What the task requires:
Below are entries; repeat exactly, and nothing else, the lines from the one holding "Recreate this image" through the one holding "from matplotlib.patches import Rectangle", inclusive. Leave the pictures out.

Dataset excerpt
++++++++++
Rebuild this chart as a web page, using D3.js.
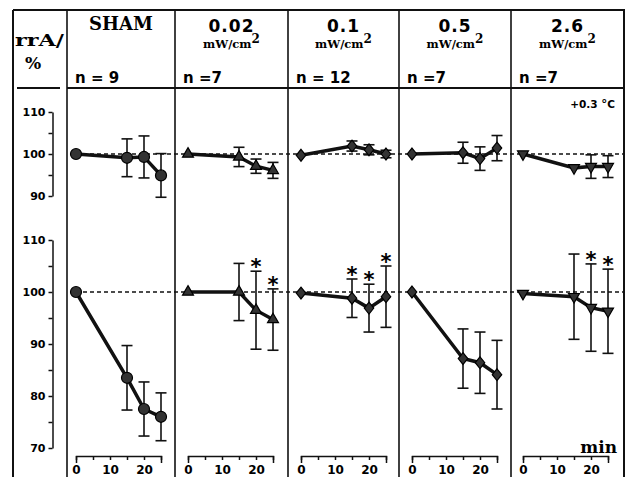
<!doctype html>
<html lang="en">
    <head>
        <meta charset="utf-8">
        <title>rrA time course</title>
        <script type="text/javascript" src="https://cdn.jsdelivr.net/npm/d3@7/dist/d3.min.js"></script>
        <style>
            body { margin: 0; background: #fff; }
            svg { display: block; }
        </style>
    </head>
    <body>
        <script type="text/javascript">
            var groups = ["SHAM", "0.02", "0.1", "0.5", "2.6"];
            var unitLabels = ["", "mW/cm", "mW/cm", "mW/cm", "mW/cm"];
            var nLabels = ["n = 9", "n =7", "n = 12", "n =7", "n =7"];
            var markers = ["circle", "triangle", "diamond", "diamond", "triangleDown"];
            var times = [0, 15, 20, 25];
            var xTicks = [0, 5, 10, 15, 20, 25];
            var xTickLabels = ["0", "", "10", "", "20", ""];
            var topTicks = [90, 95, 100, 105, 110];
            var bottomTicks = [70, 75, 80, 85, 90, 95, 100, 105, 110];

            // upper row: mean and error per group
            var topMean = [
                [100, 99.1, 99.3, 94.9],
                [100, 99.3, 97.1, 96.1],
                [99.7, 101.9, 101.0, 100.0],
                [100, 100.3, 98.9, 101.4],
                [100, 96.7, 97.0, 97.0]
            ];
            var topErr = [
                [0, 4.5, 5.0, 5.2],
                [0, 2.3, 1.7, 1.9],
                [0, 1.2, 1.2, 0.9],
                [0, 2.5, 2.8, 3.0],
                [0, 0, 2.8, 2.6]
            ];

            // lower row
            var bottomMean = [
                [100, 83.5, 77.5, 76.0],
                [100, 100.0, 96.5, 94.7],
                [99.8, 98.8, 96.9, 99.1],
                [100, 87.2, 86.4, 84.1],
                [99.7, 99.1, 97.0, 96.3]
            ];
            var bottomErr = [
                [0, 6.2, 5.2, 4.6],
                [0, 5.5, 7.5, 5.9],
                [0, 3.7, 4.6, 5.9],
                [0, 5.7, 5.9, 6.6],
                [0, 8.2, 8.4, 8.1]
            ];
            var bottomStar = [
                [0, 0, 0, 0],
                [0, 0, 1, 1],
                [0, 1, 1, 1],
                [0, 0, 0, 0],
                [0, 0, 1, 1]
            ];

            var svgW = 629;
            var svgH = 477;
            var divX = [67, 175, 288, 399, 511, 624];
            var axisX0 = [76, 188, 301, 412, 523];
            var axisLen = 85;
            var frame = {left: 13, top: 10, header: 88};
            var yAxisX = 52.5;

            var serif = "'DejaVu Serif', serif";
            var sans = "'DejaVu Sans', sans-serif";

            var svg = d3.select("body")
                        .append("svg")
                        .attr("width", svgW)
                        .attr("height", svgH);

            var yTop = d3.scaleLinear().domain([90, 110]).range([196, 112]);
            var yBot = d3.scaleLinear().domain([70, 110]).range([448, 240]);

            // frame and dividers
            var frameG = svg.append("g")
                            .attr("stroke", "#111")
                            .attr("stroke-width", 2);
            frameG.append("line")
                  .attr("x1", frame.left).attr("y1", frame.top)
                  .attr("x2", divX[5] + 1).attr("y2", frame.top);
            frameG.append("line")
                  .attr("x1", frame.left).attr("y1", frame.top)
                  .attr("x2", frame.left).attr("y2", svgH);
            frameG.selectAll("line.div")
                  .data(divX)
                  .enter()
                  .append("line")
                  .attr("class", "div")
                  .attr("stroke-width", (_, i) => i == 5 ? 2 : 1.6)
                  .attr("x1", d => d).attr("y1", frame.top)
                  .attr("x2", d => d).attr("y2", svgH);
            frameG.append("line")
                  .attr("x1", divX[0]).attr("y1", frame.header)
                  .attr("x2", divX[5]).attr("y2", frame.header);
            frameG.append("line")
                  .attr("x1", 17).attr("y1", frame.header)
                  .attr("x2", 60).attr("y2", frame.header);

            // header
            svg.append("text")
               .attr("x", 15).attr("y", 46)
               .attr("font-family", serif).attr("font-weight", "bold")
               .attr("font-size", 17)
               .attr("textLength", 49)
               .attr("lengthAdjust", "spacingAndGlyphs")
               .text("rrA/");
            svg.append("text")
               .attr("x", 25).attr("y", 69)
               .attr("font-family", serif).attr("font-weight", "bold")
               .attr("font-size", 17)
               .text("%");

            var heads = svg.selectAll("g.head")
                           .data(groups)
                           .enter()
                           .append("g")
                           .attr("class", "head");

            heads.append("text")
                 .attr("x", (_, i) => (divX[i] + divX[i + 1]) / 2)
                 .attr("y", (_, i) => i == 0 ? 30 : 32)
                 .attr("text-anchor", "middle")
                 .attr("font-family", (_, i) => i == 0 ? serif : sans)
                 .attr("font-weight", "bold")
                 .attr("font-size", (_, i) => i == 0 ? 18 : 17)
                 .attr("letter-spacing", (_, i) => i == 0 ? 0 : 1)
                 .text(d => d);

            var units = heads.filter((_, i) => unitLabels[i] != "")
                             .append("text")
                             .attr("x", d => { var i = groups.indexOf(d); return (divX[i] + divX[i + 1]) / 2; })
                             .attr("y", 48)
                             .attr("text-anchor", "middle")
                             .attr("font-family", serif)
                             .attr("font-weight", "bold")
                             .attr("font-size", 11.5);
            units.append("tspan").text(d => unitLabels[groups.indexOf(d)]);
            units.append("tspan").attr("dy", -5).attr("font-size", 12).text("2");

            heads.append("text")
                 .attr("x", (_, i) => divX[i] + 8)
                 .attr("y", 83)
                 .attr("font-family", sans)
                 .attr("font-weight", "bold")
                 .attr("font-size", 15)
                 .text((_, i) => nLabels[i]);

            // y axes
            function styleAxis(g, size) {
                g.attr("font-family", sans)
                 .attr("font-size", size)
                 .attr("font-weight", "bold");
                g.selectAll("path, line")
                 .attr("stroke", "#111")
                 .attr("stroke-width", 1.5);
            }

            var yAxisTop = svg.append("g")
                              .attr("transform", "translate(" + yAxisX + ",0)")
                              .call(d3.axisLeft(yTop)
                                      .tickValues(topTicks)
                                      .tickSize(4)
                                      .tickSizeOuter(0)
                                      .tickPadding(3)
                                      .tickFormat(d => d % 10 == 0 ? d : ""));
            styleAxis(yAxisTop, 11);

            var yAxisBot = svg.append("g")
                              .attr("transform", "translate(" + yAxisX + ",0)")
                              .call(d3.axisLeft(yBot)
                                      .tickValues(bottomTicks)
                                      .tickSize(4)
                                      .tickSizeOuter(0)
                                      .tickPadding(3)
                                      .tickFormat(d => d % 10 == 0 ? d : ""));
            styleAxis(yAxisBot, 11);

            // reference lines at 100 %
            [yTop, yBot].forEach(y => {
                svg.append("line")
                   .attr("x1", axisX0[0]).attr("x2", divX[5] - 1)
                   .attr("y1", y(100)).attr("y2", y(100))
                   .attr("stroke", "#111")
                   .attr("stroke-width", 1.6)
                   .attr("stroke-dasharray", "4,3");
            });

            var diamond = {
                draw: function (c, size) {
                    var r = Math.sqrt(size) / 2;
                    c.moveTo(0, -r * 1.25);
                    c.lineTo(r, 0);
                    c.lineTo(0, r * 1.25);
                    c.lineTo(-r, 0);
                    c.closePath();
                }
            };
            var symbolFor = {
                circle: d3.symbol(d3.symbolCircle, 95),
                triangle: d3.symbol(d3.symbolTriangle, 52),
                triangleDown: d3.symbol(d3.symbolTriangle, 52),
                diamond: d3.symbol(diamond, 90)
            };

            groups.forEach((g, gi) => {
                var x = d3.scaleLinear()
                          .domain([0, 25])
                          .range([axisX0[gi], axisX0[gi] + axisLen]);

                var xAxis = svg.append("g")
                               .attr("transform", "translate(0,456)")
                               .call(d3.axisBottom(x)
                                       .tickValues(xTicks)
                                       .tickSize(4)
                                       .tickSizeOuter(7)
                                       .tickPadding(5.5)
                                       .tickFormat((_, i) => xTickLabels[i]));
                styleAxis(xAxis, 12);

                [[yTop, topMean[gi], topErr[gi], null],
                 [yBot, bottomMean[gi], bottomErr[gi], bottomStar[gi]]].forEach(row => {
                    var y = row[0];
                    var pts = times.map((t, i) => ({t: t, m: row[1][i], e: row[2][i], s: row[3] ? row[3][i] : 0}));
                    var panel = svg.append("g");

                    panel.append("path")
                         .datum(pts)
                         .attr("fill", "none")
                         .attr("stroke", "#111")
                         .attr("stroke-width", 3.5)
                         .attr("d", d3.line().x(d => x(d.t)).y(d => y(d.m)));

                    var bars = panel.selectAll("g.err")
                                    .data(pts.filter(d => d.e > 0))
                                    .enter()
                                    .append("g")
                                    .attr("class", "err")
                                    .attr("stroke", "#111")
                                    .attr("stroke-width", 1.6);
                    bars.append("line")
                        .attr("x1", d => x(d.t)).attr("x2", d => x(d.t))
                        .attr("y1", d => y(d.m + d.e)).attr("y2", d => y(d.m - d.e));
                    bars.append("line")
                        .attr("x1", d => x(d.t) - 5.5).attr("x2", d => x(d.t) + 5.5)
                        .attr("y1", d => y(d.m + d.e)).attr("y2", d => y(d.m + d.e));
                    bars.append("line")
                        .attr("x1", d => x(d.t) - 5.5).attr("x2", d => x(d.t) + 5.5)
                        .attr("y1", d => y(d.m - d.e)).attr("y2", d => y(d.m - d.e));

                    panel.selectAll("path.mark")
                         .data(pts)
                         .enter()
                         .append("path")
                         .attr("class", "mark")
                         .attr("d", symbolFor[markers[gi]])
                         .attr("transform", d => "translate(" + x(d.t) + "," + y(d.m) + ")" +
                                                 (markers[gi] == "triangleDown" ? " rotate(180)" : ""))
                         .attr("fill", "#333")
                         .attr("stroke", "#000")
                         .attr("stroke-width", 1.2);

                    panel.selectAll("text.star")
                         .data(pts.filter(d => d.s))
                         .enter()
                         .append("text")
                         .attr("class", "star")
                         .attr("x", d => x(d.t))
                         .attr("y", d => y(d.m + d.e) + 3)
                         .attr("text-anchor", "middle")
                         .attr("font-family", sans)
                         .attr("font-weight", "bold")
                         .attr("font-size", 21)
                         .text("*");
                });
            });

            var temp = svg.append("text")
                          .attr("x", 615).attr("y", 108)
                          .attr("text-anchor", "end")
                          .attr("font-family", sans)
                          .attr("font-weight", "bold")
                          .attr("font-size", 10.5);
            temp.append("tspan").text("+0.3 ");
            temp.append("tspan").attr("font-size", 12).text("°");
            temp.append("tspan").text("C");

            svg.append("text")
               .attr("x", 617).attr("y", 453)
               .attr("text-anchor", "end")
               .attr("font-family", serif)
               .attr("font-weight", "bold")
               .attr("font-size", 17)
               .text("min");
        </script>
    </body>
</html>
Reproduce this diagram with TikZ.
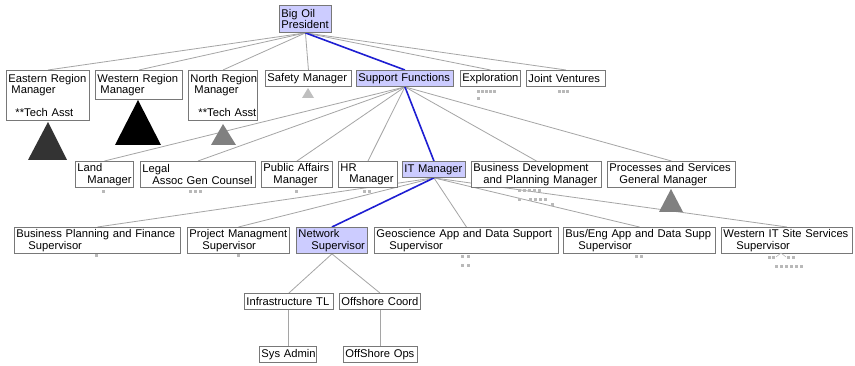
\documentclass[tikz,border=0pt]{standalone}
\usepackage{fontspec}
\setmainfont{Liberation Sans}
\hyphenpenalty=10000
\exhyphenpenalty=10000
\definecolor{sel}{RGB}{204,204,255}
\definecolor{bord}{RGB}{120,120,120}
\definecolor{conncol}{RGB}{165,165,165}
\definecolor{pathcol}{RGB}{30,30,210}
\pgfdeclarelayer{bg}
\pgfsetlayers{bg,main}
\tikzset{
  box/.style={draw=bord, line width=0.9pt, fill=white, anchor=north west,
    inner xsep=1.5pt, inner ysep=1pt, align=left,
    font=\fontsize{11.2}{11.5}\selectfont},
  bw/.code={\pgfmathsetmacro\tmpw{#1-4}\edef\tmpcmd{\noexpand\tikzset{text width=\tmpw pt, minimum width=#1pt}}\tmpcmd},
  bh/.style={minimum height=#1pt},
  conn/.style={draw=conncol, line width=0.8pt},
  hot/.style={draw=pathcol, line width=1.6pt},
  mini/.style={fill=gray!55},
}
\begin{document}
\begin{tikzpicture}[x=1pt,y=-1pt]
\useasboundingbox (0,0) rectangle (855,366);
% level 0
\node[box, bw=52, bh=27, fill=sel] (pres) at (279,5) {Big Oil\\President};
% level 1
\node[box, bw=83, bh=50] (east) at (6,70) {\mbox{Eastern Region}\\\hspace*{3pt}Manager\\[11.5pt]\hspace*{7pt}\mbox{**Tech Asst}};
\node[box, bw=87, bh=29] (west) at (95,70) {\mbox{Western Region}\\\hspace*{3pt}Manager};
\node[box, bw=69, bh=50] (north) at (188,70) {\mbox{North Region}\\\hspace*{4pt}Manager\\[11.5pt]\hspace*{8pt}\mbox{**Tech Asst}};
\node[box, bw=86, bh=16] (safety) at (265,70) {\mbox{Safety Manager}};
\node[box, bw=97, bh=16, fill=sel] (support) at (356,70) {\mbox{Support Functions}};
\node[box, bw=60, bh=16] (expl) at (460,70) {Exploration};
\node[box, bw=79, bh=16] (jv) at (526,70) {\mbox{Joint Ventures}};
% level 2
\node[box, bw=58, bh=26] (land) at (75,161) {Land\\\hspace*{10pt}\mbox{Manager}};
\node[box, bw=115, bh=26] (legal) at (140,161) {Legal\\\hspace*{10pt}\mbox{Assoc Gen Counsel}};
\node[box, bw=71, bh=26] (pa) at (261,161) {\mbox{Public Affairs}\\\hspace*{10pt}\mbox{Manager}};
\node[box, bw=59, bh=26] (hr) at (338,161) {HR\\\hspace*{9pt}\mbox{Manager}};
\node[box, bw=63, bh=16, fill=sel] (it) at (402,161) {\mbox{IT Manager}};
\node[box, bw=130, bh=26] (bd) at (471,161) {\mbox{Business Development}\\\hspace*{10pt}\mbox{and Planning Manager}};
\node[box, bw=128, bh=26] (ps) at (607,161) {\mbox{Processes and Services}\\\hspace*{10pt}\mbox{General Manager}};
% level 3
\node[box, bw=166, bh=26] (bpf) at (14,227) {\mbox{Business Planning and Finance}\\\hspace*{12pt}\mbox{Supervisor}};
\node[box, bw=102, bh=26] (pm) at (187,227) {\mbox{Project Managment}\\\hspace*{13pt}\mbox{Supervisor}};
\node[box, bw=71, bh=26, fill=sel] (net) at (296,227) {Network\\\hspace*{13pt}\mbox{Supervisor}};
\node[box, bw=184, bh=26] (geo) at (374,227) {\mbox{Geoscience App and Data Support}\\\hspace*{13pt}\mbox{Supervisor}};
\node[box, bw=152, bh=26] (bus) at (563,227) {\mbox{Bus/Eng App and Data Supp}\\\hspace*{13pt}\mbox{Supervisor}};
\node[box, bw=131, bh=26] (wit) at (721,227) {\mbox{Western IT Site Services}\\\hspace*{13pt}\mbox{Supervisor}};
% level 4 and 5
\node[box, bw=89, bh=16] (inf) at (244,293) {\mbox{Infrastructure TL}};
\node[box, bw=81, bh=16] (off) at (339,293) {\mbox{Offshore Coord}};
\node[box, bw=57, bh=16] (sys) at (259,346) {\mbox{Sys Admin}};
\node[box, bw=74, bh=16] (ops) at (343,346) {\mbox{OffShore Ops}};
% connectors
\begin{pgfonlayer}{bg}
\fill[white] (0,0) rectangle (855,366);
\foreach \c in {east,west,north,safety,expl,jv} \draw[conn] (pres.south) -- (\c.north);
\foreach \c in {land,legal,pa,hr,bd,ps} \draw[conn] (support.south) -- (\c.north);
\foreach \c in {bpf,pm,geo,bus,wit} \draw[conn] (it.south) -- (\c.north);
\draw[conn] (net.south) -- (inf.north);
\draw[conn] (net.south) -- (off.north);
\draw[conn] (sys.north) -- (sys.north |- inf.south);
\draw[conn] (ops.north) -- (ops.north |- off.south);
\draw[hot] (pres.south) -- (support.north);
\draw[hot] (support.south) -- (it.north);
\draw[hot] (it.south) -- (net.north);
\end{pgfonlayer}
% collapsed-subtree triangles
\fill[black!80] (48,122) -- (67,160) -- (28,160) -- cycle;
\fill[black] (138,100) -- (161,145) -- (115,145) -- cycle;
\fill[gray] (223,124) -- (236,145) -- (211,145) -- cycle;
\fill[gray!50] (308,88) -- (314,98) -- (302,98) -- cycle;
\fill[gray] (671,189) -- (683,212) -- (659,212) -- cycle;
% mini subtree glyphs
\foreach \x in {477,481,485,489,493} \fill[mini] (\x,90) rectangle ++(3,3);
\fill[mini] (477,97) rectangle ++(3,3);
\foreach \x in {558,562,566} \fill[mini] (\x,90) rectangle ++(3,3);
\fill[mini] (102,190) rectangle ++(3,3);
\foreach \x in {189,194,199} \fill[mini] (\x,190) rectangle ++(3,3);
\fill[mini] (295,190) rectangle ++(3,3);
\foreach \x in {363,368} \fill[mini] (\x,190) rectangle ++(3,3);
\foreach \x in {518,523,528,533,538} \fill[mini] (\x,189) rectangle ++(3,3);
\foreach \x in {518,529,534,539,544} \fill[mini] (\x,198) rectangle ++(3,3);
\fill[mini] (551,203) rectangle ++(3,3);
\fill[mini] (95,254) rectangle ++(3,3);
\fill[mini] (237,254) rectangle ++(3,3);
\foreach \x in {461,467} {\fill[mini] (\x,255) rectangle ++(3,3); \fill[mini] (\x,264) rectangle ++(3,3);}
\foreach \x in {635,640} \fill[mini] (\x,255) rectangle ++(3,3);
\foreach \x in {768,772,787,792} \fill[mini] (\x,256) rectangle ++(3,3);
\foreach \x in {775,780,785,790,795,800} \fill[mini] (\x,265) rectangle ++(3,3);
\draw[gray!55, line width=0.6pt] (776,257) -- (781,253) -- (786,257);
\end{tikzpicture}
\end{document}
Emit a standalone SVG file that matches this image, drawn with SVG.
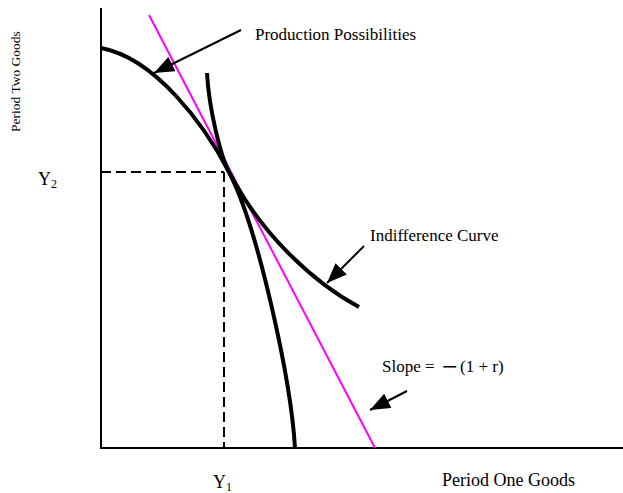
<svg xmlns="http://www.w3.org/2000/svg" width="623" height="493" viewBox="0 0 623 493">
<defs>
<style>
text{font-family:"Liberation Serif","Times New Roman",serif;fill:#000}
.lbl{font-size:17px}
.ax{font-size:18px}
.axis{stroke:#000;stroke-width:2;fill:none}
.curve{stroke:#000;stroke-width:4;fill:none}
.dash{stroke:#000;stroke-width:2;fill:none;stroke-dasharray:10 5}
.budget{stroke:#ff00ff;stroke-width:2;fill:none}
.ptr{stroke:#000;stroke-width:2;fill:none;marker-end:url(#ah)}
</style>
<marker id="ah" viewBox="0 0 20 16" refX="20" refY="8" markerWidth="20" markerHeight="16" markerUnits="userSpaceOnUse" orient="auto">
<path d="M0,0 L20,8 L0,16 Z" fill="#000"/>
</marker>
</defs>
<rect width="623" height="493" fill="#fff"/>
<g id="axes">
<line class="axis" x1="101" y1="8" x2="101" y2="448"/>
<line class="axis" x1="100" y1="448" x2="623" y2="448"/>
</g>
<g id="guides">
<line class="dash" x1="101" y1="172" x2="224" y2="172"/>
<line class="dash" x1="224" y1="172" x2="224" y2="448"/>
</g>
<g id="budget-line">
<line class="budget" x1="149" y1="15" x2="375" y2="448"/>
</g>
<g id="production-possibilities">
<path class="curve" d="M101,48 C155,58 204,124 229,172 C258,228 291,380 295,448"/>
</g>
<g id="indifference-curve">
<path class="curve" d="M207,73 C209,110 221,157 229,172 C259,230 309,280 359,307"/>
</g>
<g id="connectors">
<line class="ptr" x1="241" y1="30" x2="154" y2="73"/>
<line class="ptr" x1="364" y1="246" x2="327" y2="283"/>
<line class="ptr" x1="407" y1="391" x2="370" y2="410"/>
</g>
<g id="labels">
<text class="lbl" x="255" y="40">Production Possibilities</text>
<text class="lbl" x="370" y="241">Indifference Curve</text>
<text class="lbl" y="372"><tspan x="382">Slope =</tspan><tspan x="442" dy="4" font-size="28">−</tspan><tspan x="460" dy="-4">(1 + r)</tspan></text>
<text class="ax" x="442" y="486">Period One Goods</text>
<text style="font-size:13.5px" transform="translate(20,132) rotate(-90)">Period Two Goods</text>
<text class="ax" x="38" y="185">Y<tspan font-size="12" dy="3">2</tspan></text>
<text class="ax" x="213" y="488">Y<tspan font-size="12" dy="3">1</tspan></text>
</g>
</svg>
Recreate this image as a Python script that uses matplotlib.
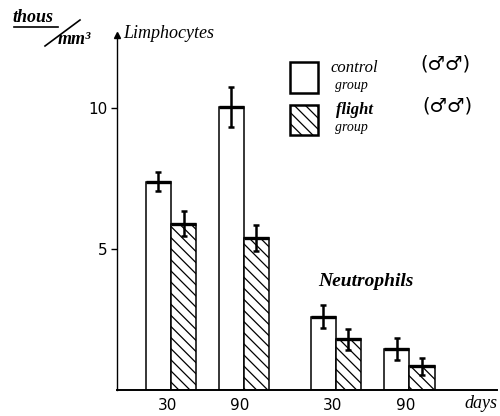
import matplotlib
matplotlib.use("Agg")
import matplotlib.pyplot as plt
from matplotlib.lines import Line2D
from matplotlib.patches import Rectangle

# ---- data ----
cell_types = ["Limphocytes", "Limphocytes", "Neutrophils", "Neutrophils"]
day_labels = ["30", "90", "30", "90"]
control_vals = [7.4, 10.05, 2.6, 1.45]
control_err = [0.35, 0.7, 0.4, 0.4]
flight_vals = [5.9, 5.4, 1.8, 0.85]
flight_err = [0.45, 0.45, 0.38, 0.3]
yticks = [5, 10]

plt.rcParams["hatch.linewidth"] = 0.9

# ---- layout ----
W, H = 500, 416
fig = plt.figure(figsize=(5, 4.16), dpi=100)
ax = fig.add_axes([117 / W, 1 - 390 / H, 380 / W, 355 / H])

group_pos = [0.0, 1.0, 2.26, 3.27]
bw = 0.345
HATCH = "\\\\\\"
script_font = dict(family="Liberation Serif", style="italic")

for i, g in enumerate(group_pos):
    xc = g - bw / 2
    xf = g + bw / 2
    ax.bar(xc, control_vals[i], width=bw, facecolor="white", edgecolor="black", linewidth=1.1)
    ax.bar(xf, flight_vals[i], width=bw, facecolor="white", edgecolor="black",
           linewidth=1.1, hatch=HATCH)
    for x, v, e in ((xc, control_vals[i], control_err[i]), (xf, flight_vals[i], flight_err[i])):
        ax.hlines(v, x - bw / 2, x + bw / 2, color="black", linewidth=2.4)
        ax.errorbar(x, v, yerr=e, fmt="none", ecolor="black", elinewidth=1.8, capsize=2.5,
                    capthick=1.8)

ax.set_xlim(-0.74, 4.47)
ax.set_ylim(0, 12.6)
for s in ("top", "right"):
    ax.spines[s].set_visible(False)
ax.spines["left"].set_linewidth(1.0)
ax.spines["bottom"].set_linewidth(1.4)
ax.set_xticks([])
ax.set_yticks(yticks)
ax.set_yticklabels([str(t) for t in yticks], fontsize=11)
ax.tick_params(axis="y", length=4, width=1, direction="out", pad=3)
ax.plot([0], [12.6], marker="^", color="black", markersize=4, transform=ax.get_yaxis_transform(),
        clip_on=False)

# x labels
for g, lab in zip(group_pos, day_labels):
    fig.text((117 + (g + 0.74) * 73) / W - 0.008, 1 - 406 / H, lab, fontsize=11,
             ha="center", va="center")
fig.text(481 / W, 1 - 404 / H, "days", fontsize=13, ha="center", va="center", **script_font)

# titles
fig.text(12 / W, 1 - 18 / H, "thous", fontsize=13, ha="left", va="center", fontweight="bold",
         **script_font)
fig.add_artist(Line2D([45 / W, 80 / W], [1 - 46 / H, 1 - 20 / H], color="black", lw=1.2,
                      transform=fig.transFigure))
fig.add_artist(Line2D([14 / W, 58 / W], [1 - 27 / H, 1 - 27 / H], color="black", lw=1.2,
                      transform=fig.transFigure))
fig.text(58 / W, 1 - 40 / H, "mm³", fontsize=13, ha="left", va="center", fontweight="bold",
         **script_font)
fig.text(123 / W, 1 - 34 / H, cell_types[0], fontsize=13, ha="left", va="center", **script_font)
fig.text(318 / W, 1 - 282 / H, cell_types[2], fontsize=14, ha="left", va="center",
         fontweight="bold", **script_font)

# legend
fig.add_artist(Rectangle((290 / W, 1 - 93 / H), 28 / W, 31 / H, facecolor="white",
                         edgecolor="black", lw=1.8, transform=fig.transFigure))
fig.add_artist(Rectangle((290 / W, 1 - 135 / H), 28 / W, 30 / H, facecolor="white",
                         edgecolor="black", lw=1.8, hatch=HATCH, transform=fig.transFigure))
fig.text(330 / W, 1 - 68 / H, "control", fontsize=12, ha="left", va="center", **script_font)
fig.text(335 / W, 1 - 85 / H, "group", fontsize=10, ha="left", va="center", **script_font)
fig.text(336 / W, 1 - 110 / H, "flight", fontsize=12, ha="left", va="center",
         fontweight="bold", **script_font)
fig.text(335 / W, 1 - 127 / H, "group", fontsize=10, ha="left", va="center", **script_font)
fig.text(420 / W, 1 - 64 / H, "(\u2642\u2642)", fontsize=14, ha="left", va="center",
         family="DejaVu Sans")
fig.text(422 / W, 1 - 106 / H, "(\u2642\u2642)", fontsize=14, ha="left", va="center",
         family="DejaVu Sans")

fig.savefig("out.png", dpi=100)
++++++++++
Answer for this exercise:
Recreate this image as a Python script that uses matplotlib.
import matplotlib
matplotlib.use("Agg")
import matplotlib.pyplot as plt
from matplotlib.lines import Line2D
from matplotlib.patches import Rectangle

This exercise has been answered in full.